§ **AIM OF THE EXERCISE**
Output the lines from the top of the entries below to the line with "10.45, 12.12, 13.86]", both included, exactly and without pictures.

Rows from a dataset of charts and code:
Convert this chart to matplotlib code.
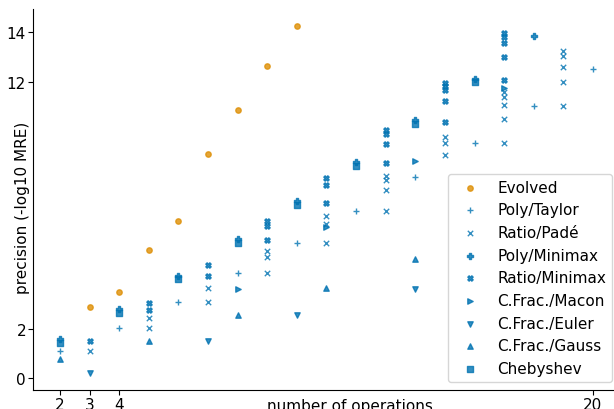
import matplotlib
matplotlib.use("Agg")
import matplotlib.pyplot as plt

# precision (-log10 MRE) against number of operations, one list pair per method
evolved_x = [3, 4, 5, 6, 7, 8, 9, 10]
evolved_y = [2.89, 3.50, 5.18, 6.37, 9.06, 10.84, 12.65, 14.24]

taylor_x = [2, 4, 6, 8, 10, 12, 14, 16, 18, 20]
taylor_y = [1.09, 2.04, 3.09, 4.25, 5.48, 6.76, 8.13, 9.53, 11.0, 12.5]

pade_x = [3, 5, 5, 7, 7, 9, 9, 9, 11, 11, 11, 13, 13, 13, 13,
          15, 15, 15, 17, 17, 17, 17, 17, 19, 19, 19, 19, 19]
pade_y = [1.08, 2.43, 2.04, 3.65, 3.09, 5.13, 4.89, 4.25, 6.57, 6.24, 5.47,
          8.19, 8.02, 7.60, 6.78, 9.78, 9.53, 9.03,
          11.57, 11.39, 11.05, 10.49, 9.53, 13.23, 13.05, 12.61, 11.99, 11.0]

pminimax_x = [2, 4, 6, 8, 10, 12, 14, 16, 18]
pminimax_y = [1.57, 2.79, 4.14, 5.63, 7.15, 8.73, 10.45, 12.12, 13.86]

rminimax_x = [3, 5, 5, 7, 7, 9, 9, 9, 11, 11, 11, 13, 13, 13, 13,
              15, 15, 15, 15, 15, 17, 17, 17, 17, 17]
rminimax_y = [1.51, 3.05, 2.75, 4.59, 4.12, 6.37, 6.17, 5.58, 8.10, 7.80, 7.10,
              10.06, 9.88, 9.48, 8.71, 11.95, 11.81, 11.68, 11.21, 10.37,
              13.96, 13.82, 13.56, 12.99, 12.08]

macon_x = [8, 11, 14, 17]
macon_y = [3.62, 6.10, 8.80, 11.75]

euler_x = [3, 7, 10, 14]
euler_y = [0.22, 1.50, 2.55, 3.60]

gauss_x = [2, 5, 8, 11, 14]
gauss_y = [0.77, 1.50, 2.54, 3.63, 4.82]

cheb_x = [2, 4, 6, 8, 10, 12, 14, 16]
cheb_y = [1.42, 2.64, 4.02, 5.47, 7.02, 8.60, 10.29, 11.98]

orange = '#de8f05'
blue = '#0173b2'

series = [
    ("Evolved", evolved_x, evolved_y, 'o', orange),
    ("Poly/Taylor", taylor_x, taylor_y, '+', blue),
    ("Ratio/Padé", pade_x, pade_y, 'x', blue),
    ("Poly/Minimax", pminimax_x, pminimax_y, 'P', blue),
    ("Ratio/Minimax", rminimax_x, rminimax_y, 'X', blue),
    ("C.Frac./Macon", macon_x, macon_y, '>', blue),
    ("C.Frac./Euler", euler_x, euler_y, 'v', blue),
    ("C.Frac./Gauss", gauss_x, gauss_y, '^', blue),
    ("Chebyshev", cheb_x, cheb_y, 's', blue),
]

plt.rcParams['font.size'] = 11

fig = plt.figure(figsize=(6.14, 4.10), dpi=100)
ax = fig.add_axes([33/614, 19/410, 581/614, 381/410])

for label, xs, ys, m, c in series:
    ax.scatter(xs, ys, marker=m, color=c, s=15, alpha=0.8, linewidths=1.0, label=label)

ax.set_xlim(1.088, 20.71)
ax.set_ylim(-0.486, 14.945)
ax.set_xticks([2, 3, 4, 20])
ax.set_yticks([0, 2, 12, 14])
ax.tick_params(axis='both', pad=1.5)
ax.spines['top'].set_visible(False)
ax.spines['right'].set_visible(False)

ax.set_xlabel("number of operations")
ax.xaxis.set_label_coords(0.546, -0.02)
ax.set_ylabel("precision (-log10 MRE)")
ax.yaxis.set_label_coords(-0.005, 0.48)

ax.legend(loc='lower right', bbox_to_anchor=(0.9966, 0.021), borderaxespad=0,
          labelspacing=0.5, fontsize=11)

fig.savefig("out.png", dpi=100)
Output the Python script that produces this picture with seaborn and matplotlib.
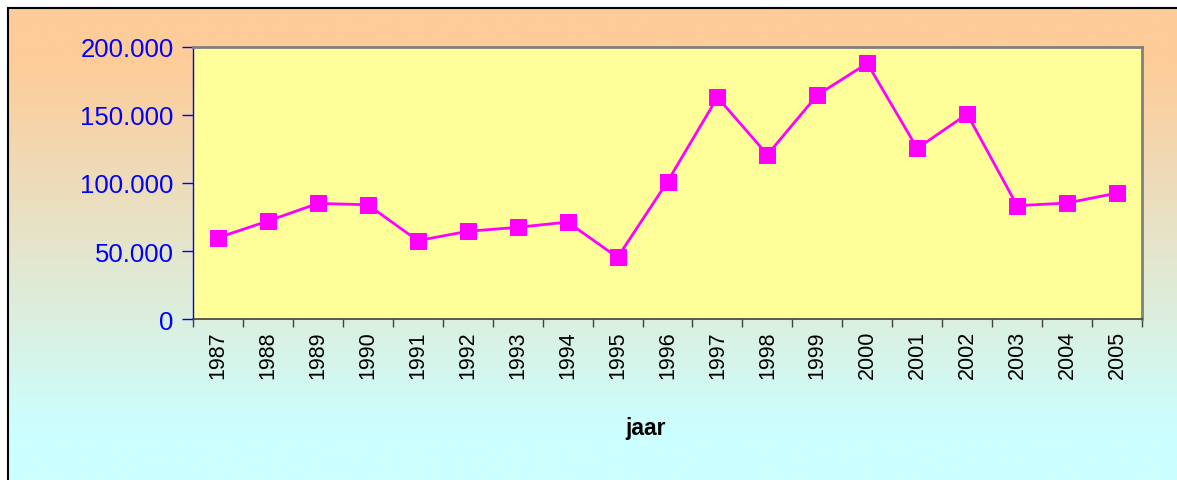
import numpy as np
import pandas as pd
import matplotlib
matplotlib.use("Agg")
import matplotlib.pyplot as plt
from matplotlib.ticker import FuncFormatter, FixedLocator
from matplotlib.patches import Rectangle
import seaborn as sns

years = list(range(1987, 2006))
aantal = [59800, 72000, 85000, 84000, 57600, 64500, 67400, 71300, 45300,
          101000, 163000, 120800, 164700, 188000, 125500, 150700, 83300,
          85300, 92600]

df = pd.DataFrame({"jaar": years, "aantal": aantal})

sns.set_style("white")
plt.rcParams["font.family"] = ["Liberation Sans", "DejaVu Sans"]

W, H = 1177, 481
fig = plt.figure(figsize=(W / 100, H / 100), dpi=100)
fig.patch.set_facecolor("white")

# gradient background of the chart area (orange -> light cyan)
x0 = 8 / W
y1 = 1 - 9 / H
bg = fig.add_axes([x0, 0, 1 - x0, y1], zorder=0)
top = np.array([253, 204, 153]) / 255
bottom = np.array([204, 255, 255]) / 255
t = np.clip((np.linspace(0, 1, 300) - 0.12) / 0.78, 0, 1)[:, None]
grad = top * (1 - t) + bottom * t
bg.imshow(grad[:, None, :], aspect="auto", extent=[0, 1, 0, 1])
bg.set_axis_off()
fig.patches.append(Rectangle((x0, -0.1), 1.2, y1 + 0.1, transform=fig.transFigure,
                             fill=False, edgecolor="black", linewidth=1.5))

ax = fig.add_axes([193 / W, 1 - 320 / H, (1142 - 193) / W, (320 - 48) / H], zorder=1)
ax.set_facecolor("#FFFF99")

sns.lineplot(data=df, x="jaar", y="aantal", ax=ax, color="#FF00FF",
             linewidth=2.0, marker="s", markersize=11,
             markeredgecolor="#FF00FF", markerfacecolor="#FF00FF")

ax.set_xlim(years[0] - 0.5, years[-1] + 0.5)
ax.set_ylim(0, 200000)
ax.set_yticks([0, 50000, 100000, 150000, 200000])
ax.yaxis.set_major_formatter(FuncFormatter(lambda v, p: f"{int(v):,}".replace(",", ".")))
ax.tick_params(axis="y", colors="blue", labelsize=18.5, length=8, width=1,
               direction="out", left=True, pad=6)

# Excel-like: ticks between categories, labels at centers
ax.xaxis.set_major_locator(FixedLocator([y - 0.5 for y in years] + [years[-1] + 0.5]))
ax.xaxis.set_minor_locator(FixedLocator(years))
ax.xaxis.set_major_formatter(FuncFormatter(lambda v, p: ""))
ax.xaxis.set_minor_formatter(FuncFormatter(lambda v, p: str(int(round(v)))))
ax.tick_params(axis="x", which="major", length=6, width=1, color="#404040", direction="out", bottom=True)
ax.tick_params(axis="x", which="minor", length=0, labelsize=15.5, labelrotation=90,
               labelcolor="black", pad=8)

ax.set_xlabel("")
ax.set_ylabel("")

for side in ["top", "right"]:
    ax.spines[side].set_color("#808080")
    ax.spines[side].set_linewidth(2)
ax.spines["left"].set_color("blue")
ax.spines["left"].set_linewidth(1)
ax.spines["bottom"].set_color("#404040")
ax.spines["bottom"].set_linewidth(1.2)

fig.text(646 / W, 1 - 428 / H, "jaar", fontsize=16.5, fontweight="bold",
         ha="center", va="center", color="black")

fig.savefig("out.png", dpi=100)
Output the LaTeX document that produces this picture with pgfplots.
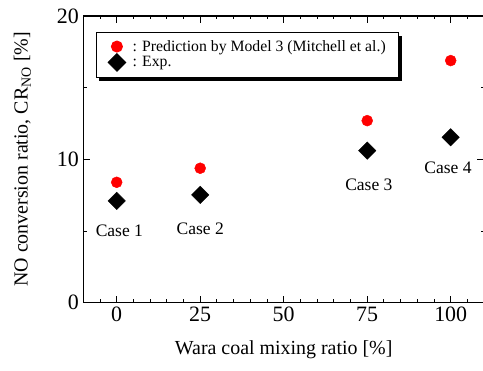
\documentclass[border=0pt]{standalone}
\usepackage{pgfplots}
\pgfplotsset{compat=1.18}
\usepackage{fontspec}
\setmainfont{Liberation Serif}
\usetikzlibrary{shadows}

\begin{document}
\begin{tikzpicture}
\useasboundingbox (-83.3bp,-68.3bp) rectangle (399.7bp,302.7bp);
\begin{axis}[
  scale only axis,
  width=400.8bp, height=286.7bp,
  xmin=-10, xmax=110, ymin=0, ymax=20,
  xtick={0,25,50,75,100},
  minor xtick={-5,5,10,15,20,30,35,40,45,55,60,65,70,80,85,90,95,105},
  ytick={0,10,20},
  minor ytick={5,15},
  tick align=inside,
  major tick length=7bp, minor tick length=3.5bp,
  axis line style={line width=1.1bp},
  every tick/.style={black, line width=0.9bp},
  /pgf/number format/assume math mode=true,
  ticklabel style={font=\fontsize{22}{22}\selectfont},
  xticklabel style={yshift=-1bp},
  yticklabel style={xshift=-1bp},
  xlabel={Wara coal mixing ratio [\%]},
  ylabel={NO conversion ratio, CR\textsubscript{NO} [\%]},
  label style={font=\fontsize{20}{20}\selectfont},
  xlabel style={at={(axis description cs:0.5,-0.165)}, anchor=center},
  ylabel style={at={(axis description cs:-0.152,0.5)}, anchor=center, rotate=0},
  legend cell align=left,
  legend image code/.code={\draw[#1] plot coordinates {(0bp,0bp)};},
  legend style={
    at={(axis description cs:0.031,0.943)}, anchor=north west,
    draw=black, line width=1bp, fill=white,
    drop shadow={shadow xshift=3bp, shadow yshift=-3bp, fill=black, opacity=1},
    font=\fontsize{15.8}{16}\selectfont,
    inner xsep=12bp, inner ysep=6.5bp,
    column sep=6bp, row sep=0bp,
    nodes={inner sep=1bp},
  },
]
% model prediction
\addplot[only marks, mark=*, mark size=5.5bp, mark options={fill=red, draw=red}]
  coordinates {(0,8.40) (25,9.38) (75,12.70) (100,16.89)};
\addlegendentry{: Prediction by Model 3 (Mitchell et al.)}
% experimental values
\addplot[only marks, mark=square*, mark size=6.15bp, mark options={fill=black, draw=black, rotate=45}]
  coordinates {(0,7.10) (25,7.52) (75,10.61) (100,11.54)};
\addlegendentry{: Exp.}

\begin{scope}[font=\fontsize{17.6}{18}\selectfont]
\node at (axis cs:0.8,5.0) {Case 1};
\node at (axis cs:25,5.19) {Case 2};
\node at (axis cs:75.5,8.21) {Case 3};
\node at (axis cs:99.2,9.38) {Case 4};
\end{scope}
\end{axis}
\end{tikzpicture}
\end{document}
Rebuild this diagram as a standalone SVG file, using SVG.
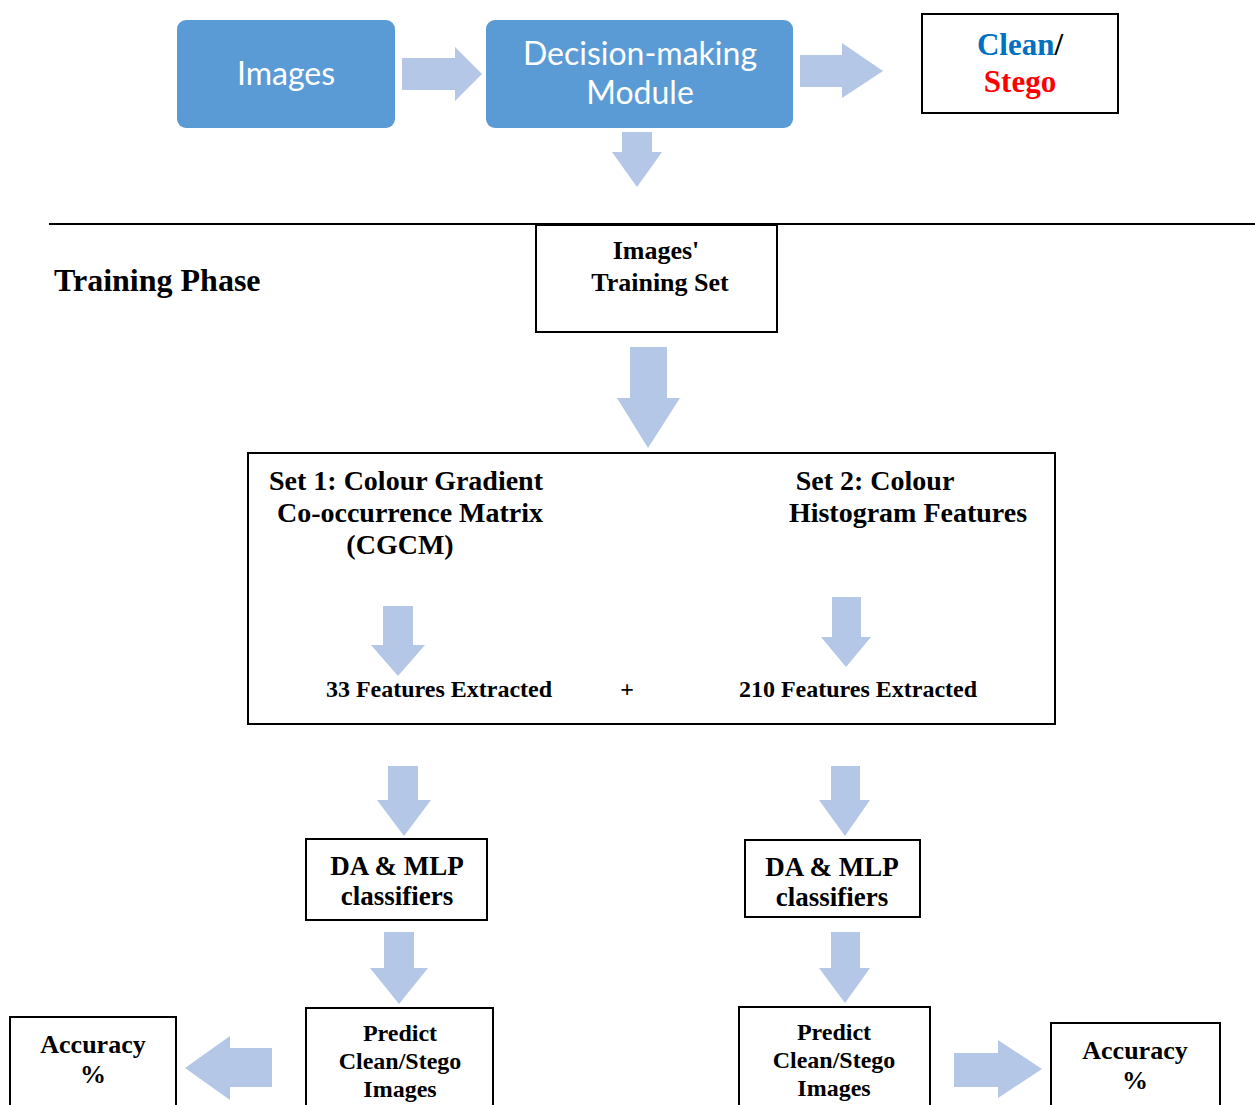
<svg xmlns="http://www.w3.org/2000/svg" width="1255" height="1105" viewBox="0 0 1255 1105">
<defs>
<style>
.blue{fill:#5B9BD5;}
.arr{fill:#B4C7E7;}
.box{fill:#fff;stroke:#000;stroke-width:2;}
.wt{font-family:Lato,"Open Sans",sans-serif;fill:#fff;font-size:32px;text-anchor:middle;}
.tb{font-family:"Liberation Serif","Times New Roman",serif;font-weight:bold;fill:#000;text-anchor:middle;}
</style>
</defs>
<rect width="1255" height="1105" fill="#fff"/>
<line x1="49" y1="224" x2="1255" y2="224" stroke="#000" stroke-width="2"/>
<g id="images">
<rect class="blue" x="177" y="20" width="218" height="108" rx="9"/>
<text class="wt" x="286" y="85">Images</text>
</g>
<g id="decision">
<rect class="blue" x="486" y="20" width="307" height="108" rx="9"/>
<text class="wt" x="640" y="65">Decision-making</text>
<text class="wt" x="640" y="104">Module</text>
</g>
<g id="clean-stego">
<rect class="box" x="922" y="14" width="196" height="99"/>
<text class="tb" x="1020" y="55" font-size="31"><tspan style="fill:#0070C0">Clean</tspan>/</text>
<text class="tb" x="1020" y="92" font-size="31" style="fill:#FF0000">Stego</text>
</g>
<g id="training-phase">
<text class="tb" x="54" y="291" font-size="32" style="text-anchor:start">Training Phase</text>
</g>
<g id="training-set">
<rect class="box" x="536" y="225" width="241" height="107"/>
<text class="tb" x="656" y="259" font-size="26">Images'</text>
<text class="tb" x="660" y="291" font-size="26">Training Set</text>
</g>
<g id="feature-sets">
<rect class="box" x="248" y="453" width="807" height="271"/>
<text class="tb" x="406" y="490" font-size="28">Set 1: Colour Gradient</text>
<text class="tb" x="410" y="522" font-size="28">Co-occurrence Matrix</text>
<text class="tb" x="400" y="554" font-size="28">(CGCM)</text>
<text class="tb" x="875" y="490" font-size="28">Set 2: Colour</text>
<text class="tb" x="908" y="522" font-size="28">Histogram Features</text>
<text class="tb" x="439" y="697" font-size="24">33 Features Extracted</text>
<text class="tb" x="627" y="697" font-size="24">+</text>
<text class="tb" x="858" y="697" font-size="24">210 Features Extracted</text>
</g>
<g id="da-mlp-1">
<rect class="box" x="306" y="839" width="181" height="81"/>
<text class="tb" x="397" y="875" font-size="27">DA &amp; MLP</text>
<text class="tb" x="397" y="905" font-size="27">classifiers</text>
</g>
<g id="da-mlp-2">
<rect class="box" x="745" y="840" width="175" height="77"/>
<text class="tb" x="832" y="876" font-size="27">DA &amp; MLP</text>
<text class="tb" x="832" y="906" font-size="27">classifiers</text>
</g>
<g id="predict-1">
<rect class="box" x="306" y="1008" width="187" height="110"/>
<text class="tb" x="400" y="1041" font-size="24">Predict</text>
<text class="tb" x="400" y="1069" font-size="24">Clean/Stego</text>
<text class="tb" x="400" y="1097" font-size="24">Images</text>
</g>
<g id="predict-2">
<rect class="box" x="739" y="1007" width="191" height="110"/>
<text class="tb" x="834" y="1040" font-size="24">Predict</text>
<text class="tb" x="834" y="1068" font-size="24">Clean/Stego</text>
<text class="tb" x="834" y="1096" font-size="24">Images</text>
</g>
<g id="accuracy-1">
<rect class="box" x="10" y="1017" width="166" height="100"/>
<text class="tb" x="93" y="1053" font-size="26">Accuracy</text>
<text class="tb" x="93" y="1083" font-size="26">%</text>
</g>
<g id="accuracy-2">
<rect class="box" x="1051" y="1023" width="169" height="100"/>
<text class="tb" x="1135" y="1059" font-size="26">Accuracy</text>
<text class="tb" x="1135" y="1089" font-size="26">%</text>
</g>
<g id="connectors">
<polygon class="arr" points="402,58 455,58 455,47 482,74 455,101 455,90 402,90"/>
<polygon class="arr" points="800,55 842,55 842,43 883,71 842,98 842,87 800,87"/>
<polygon class="arr" points="622,132 652,132 652,152 662,152 637,187 612,152 622,152"/>
<polygon class="arr" points="630,347 667,347 667,398 680,398 648,448 617,398 630,398"/>
<polygon class="arr" points="383,606 413,606 413,645 425,645 398,676 371,645 383,645"/>
<polygon class="arr" points="832,597 861,597 861,637 871,637 846,667 821,637 832,637"/>
<polygon class="arr" points="388,766 418,766 418,800 431,800 404,836 377,800 388,800"/>
<polygon class="arr" points="831,766 860,766 860,800 870,800 845,836 819,800 831,800"/>
<polygon class="arr" points="384,932 414,932 414,968 428,968 399,1004 370,968 384,968"/>
<polygon class="arr" points="831,932 860,932 860,968 870,968 845,1003 819,968 831,968"/>
<polygon class="arr" points="272,1048 230,1048 230,1036 185,1068 230,1100 230,1087 272,1087"/>
<polygon class="arr" points="954,1053 998,1053 998,1040 1042,1069 998,1098 998,1087 954,1087"/>
</g>
</svg>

§ **EXPECTED ANSWER**
Convert this chart to matplotlib code.
import matplotlib
matplotlib.use("Agg")
import matplotlib.pyplot as plt

# precision (-log10 MRE) against number of operations, one list pair per method
evolved_x = [3, 4, 5, 6, 7, 8, 9, 10]
evolved_y = [2.89, 3.50, 5.18, 6.37, 9.06, 10.84, 12.65, 14.24]

taylor_x = [2, 4, 6, 8, 10, 12, 14, 16, 18, 20]
taylor_y = [1.09, 2.04, 3.09, 4.25, 5.48, 6.76, 8.13, 9.53, 11.0, 12.5]

pade_x = [3, 5, 5, 7, 7, 9, 9, 9, 11, 11, 11, 13, 13, 13, 13,
          15, 15, 15, 17, 17, 17, 17, 17, 19, 19, 19, 19, 19]
pade_y = [1.08, 2.43, 2.04, 3.65, 3.09, 5.13, 4.89, 4.25, 6.57, 6.24, 5.47,
          8.19, 8.02, 7.60, 6.78, 9.78, 9.53, 9.03,
          11.57, 11.39, 11.05, 10.49, 9.53, 13.23, 13.05, 12.61, 11.99, 11.0]

pminimax_x = [2, 4, 6, 8, 10, 12, 14, 16, 18]
pminimax_y = [1.57, 2.79, 4.14, 5.63, 7.15, 8.73, 10.45, 12.12, 13.86]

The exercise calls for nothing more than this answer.